武器を持たないチョウの“縄張り争い”、なぜ成立する? 研究者が語る、目からウロコの新説

 チョウの最新研究で予想外な結論をスリリングに導き出した『武器を持たないチョウの戦い方』(京都大学学術出版会)。多くの種のチョウの雄同士では、互いに相手の周りを飛び回る「卍巴飛翔」(まんじともえひしょう)が観察される。これは縄張り争いと見なされてきたが、実はチョウ自身にはライバル同士という認識はなく、求愛行動だったと結論づけている。なぜ、雄同士で求愛行動をすると考えられるのか? 科学とは本来どういうものなのか? 著者の大阪府立大学大学院研究員・竹内剛氏に話を聞いた。(篠原諄也)

雄同士で求愛する理由とは?

チョウの研究をする竹内剛氏

ーーこの研究に関心を持ったきっかけを教えてください。

竹内剛(以下、竹内):野外でチョウの行動を見ている中で、一番謎に思ったことがあります。それはチョウは攻撃をしないのに、雄同士の縄張り争いが成り立っているとされていることでした。
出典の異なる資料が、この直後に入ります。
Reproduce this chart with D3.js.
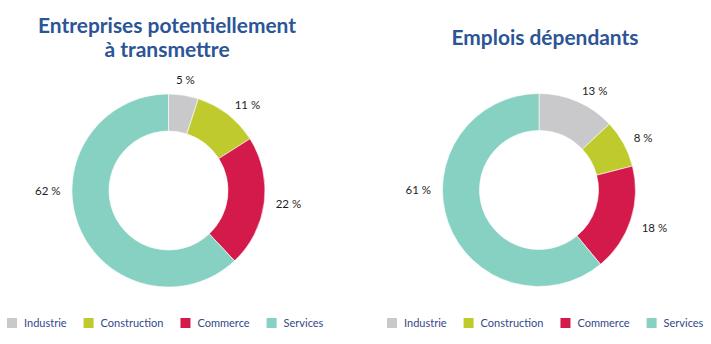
<!DOCTYPE html>
<html>
<head>
<meta charset="utf-8">
<script src="https://cdn.jsdelivr.net/npm/d3@7"></script>
<style>
  html, body { margin: 0; padding: 0; background: #ffffff; }
  svg { display: block; }
</style>
</head>
<body>
<svg id="chart" width="711" height="344"></svg>
<script>
// ---- Data ----
const categories = ["Industrie", "Construction", "Commerce", "Services"];
const entreprisesValues = [5, 11, 22, 62];
const emploisValues = [13, 8, 18, 61];
const titleLeft = ["Entreprises potentiellement", "à transmettre"];
const titleRight = ["Emplois dépendants"];
const colors = ["#c9c9cb", "#bfcb2d", "#d31a4b", "#87d1c2"];

// ---- Setup ----
const svg = d3.select("#chart");
const color = d3.scaleOrdinal().domain(categories).range(colors);
const outerR = 96.5, innerR = 59.5, labelR = 108;
const titleColor = "#2b5596";
const legendTextColor = "#33498a";

const pie = d3.pie().sort(null).value(d => d.value);
const arc = d3.arc().innerRadius(innerR).outerRadius(outerR);

function drawDonut(cx, cy, values) {
  const data = categories.map((c, i) => ({ cat: c, value: values[i] }));
  const g = svg.append("g").attr("transform", `translate(${cx},${cy})`);
  const arcs = pie(data);
  g.selectAll("path").data(arcs).join("path")
    .attr("d", arc)
    .attr("fill", d => color(d.data.cat))
    .attr("stroke", "#ffffff")
    .attr("stroke-width", 0.6);

  g.selectAll("text.lbl").data(arcs).join("text")
    .attr("class", "lbl")
    .each(function(d) {
      let a = (d.startAngle + d.endAngle) / 2;
      const left = 1.5 * Math.PI;
      // a slice spanning the left horizontal gets its label at that horizontal
      if (d.startAngle <= left && d.endAngle >= left) a = left;
      const x = labelR * Math.sin(a), y = -labelR * Math.cos(a);
      let anchor = "start";
      if (Math.sin(a) < -0.2) anchor = "end";
      else if (Math.sin(a) < 0.2) anchor = "middle";
      let yy = y;
      if (Math.abs(Math.sin(a)) < 0.2) yy = y - 4;
      else if (Math.cos(a) < -0.2) yy = y + 5;
      d3.select(this)
        .attr("x", x).attr("y", yy)
        .attr("dy", "0.35em")
        .attr("text-anchor", anchor);
    })
    .attr("font-family", "Lato, 'Open Sans', sans-serif")
    .attr("font-size", 11.5)
    .attr("fill", "#1e1e1e")
    .text(d => d.data.value + " %");
}

function drawTitle(cx, lines, baselines, targetWidths) {
  lines.forEach((t, i) => {
    const txt = svg.append("text")
      .attr("x", cx).attr("y", baselines[i])
      .attr("text-anchor", "middle")
      .attr("font-family", "Lato, 'Open Sans', sans-serif")
      .attr("font-weight", "bold")
      .attr("font-size", 21)
      .attr("fill", titleColor)
      .text(t);
    const w = txt.node().getComputedTextLength();
    if (w > targetWidths[i]) {
      txt.attr("textLength", targetWidths[i]).attr("lengthAdjust", "spacingAndGlyphs");
    }
  });
}

function drawLegend(x0, y0) {
  const g = svg.append("g").attr("transform", `translate(${x0},${y0})`);
  let x = 0;
  categories.forEach(c => {
    g.append("rect").attr("x", x).attr("y", -9).attr("width", 10).attr("height", 10)
      .attr("fill", color(c));
    const t = g.append("text").attr("x", x + 17).attr("y", 0)
      .attr("font-family", "Lato, 'Open Sans', sans-serif")
      .attr("font-size", 11)
      .attr("fill", legendTextColor)
      .text(c);
    x += 17 + t.node().getComputedTextLength() + 17;
  });
}

drawTitle(167, titleLeft, [33, 57], [258, 127]);
drawTitle(545, titleRight, [45], [187]);
drawDonut(168.5, 190.5, entreprisesValues);
drawDonut(539, 190, emploisValues);
drawLegend(7, 327);
drawLegend(387, 327);
</script>
</body>
</html>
これが直感的に理解しにくかったのです。

 多くの生物で争いといったら、牙や爪を使った物理的な攻撃を伴います。しかし、チョウは噛んだり刺したりする行動を観察されたことがありません。それでも「卍巴飛翔」で追いかけ合った後に片方が逃げていくことで、縄張りが防衛できているように見える。非常に不思議だなと感じていました。

メスアカミドリシジミの「卍巴飛翔」

ーー竹内さんの「汎求愛説」では、縄張り争いではなく、雄同士の求愛行動だと結論づけています。どういうことでしょう? チョウにとって、異性と同性とは?

竹内:チョウの脳の中はわからないので、行動から見るかぎりのことです。異性か同性かという二者択一の発想ではなく、異性的な要素が強いものから、異性的な要素が弱いものまで、連続的なグラデーションのある世界だと考えられます。

 人間はいろいろなものを分類しますよね。男と女を分けて認識している。ヒトかチンパンジーか、ゴリラかオランウータンかなど、動物を細かいカテゴリーで分けている。しかし、必ずしもそういう認識を他の動物がしているわけではないのです。

 雄のチョウは別の雄が近くに来ても追いかけていく。彼らにとっては配偶して子孫を残す、セクシュアルな魅力のある雌に似ているなと見るからです。しかし、ある時点でどうも違いそうだなと判断すると、もう追いかける必要はない。相手が雌でないならば天敵である可能性が残るので、逃げ出すのです。

ーー求愛行動と考えはじめた当初は、チョウが異性と認識しているのに最後に逃げ出す理由がわからなかったそうでした。それがわかったのは「オッカムの剃刀」という考え方を使ったためとのことですが、改めてどういうことでしょう?

竹内:「あるかないかわからないものは、ないと仮定して説明しましょう」という思考の原則です。たとえば、人間に超能力があるかどうか。ないことは証明できないわけです。もしかしたら、念力やテレパシー能力がある人もいるかもしれない。しかし、誰が見てもわかる形で再現できないかぎりは、いくら本人があると主張しても、ないことにしておきましょうということです。そうしないと、何でもありになってしまいます。

ーーチョウの雄は異性と天敵という認識を持っている仮定は必要だけれど、同性を認識している仮定は必要がないとのことでした。

竹内:チョウが同性という知識を持っていると考えるのは、人間の勝手な仮定に過ぎません。それを仮定しなくても現象が説明できるのだったら、その仮定は外しましょうということです。飛んでいる相手は雌かもしれないし、天敵かもしれない。そうした不確実性の中で生きていると考えたら、相手を追いかけること、その後に逃げ出すことも説明できるのです。

ーーフィールドワークで特に印象に残った場面はありましたか?

竹内:一番記憶に残っているのは、メスアカミドリシジミというチョウの縄張り行動を調べていた頃に、雄同士でグルグル追いかけ合いをしていたときです。それが終わっても、先に相手を追いかけるのをやめた1頭は逃げ去らずに、近くの葉っぱに止まったんですね。おそらく老齢個体で弱っていたのでしょう。すると、追いかけていった個体はどうしたか。同じ葉っぱに止まって、相手に向けてお尻を曲げて、交尾を迫るようなことをしたのです。

 私はその時は非常に例外的なことが起こっただけだと流してしまいました。彼らは縄張り争いをしているものだと思っていたからです。私も偏見でものを見ていたんですね。あとから考えると(雌のようだと認識しているため)求愛・交尾行動に進むんだなと。非常に印象深い場面ですね。